§ **What you will do**: From the listing below, copy every line with the word "seaborn".

§ **Data block**:
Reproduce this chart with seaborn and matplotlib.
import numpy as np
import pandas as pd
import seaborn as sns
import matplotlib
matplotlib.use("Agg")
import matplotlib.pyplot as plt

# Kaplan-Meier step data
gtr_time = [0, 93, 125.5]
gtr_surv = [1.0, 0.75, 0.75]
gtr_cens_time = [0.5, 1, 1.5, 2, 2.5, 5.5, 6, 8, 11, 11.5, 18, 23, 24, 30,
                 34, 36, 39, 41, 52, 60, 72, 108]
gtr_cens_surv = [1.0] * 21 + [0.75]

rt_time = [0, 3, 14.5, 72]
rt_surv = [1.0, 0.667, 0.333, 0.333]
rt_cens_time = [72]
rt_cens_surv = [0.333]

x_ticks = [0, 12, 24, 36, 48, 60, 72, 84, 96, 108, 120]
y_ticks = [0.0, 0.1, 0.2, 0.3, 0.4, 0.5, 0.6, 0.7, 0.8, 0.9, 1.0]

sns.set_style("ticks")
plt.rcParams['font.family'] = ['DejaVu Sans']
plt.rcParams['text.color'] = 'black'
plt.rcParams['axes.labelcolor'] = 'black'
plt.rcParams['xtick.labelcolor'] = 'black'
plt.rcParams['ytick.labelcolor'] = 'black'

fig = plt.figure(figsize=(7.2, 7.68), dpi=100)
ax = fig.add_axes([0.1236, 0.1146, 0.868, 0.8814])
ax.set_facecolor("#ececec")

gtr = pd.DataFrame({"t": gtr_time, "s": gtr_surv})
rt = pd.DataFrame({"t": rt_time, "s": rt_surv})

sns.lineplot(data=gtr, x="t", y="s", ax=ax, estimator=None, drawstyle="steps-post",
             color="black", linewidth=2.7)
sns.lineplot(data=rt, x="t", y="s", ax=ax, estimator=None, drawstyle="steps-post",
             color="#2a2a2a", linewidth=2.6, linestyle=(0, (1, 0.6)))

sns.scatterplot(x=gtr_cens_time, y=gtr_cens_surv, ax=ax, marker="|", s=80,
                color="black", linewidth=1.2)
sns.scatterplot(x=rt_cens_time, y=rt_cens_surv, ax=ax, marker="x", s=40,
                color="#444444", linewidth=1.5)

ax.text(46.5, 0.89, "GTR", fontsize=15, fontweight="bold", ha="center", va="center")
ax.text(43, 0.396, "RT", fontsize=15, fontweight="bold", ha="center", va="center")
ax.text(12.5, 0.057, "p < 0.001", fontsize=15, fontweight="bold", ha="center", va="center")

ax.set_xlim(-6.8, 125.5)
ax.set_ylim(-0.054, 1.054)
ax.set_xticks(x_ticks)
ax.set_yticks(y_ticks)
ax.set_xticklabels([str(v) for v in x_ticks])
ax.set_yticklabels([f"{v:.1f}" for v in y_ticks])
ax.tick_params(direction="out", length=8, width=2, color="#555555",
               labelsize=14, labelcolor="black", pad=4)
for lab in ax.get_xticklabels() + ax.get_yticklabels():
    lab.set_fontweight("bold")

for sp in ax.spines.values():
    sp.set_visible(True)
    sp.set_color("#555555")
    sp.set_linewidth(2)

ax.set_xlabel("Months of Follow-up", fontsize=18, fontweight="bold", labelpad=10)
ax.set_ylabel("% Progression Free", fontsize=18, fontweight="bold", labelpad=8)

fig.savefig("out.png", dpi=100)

§ **Solution for this exercise**:
Reproduce this chart with seaborn and matplotlib.
import seaborn as sns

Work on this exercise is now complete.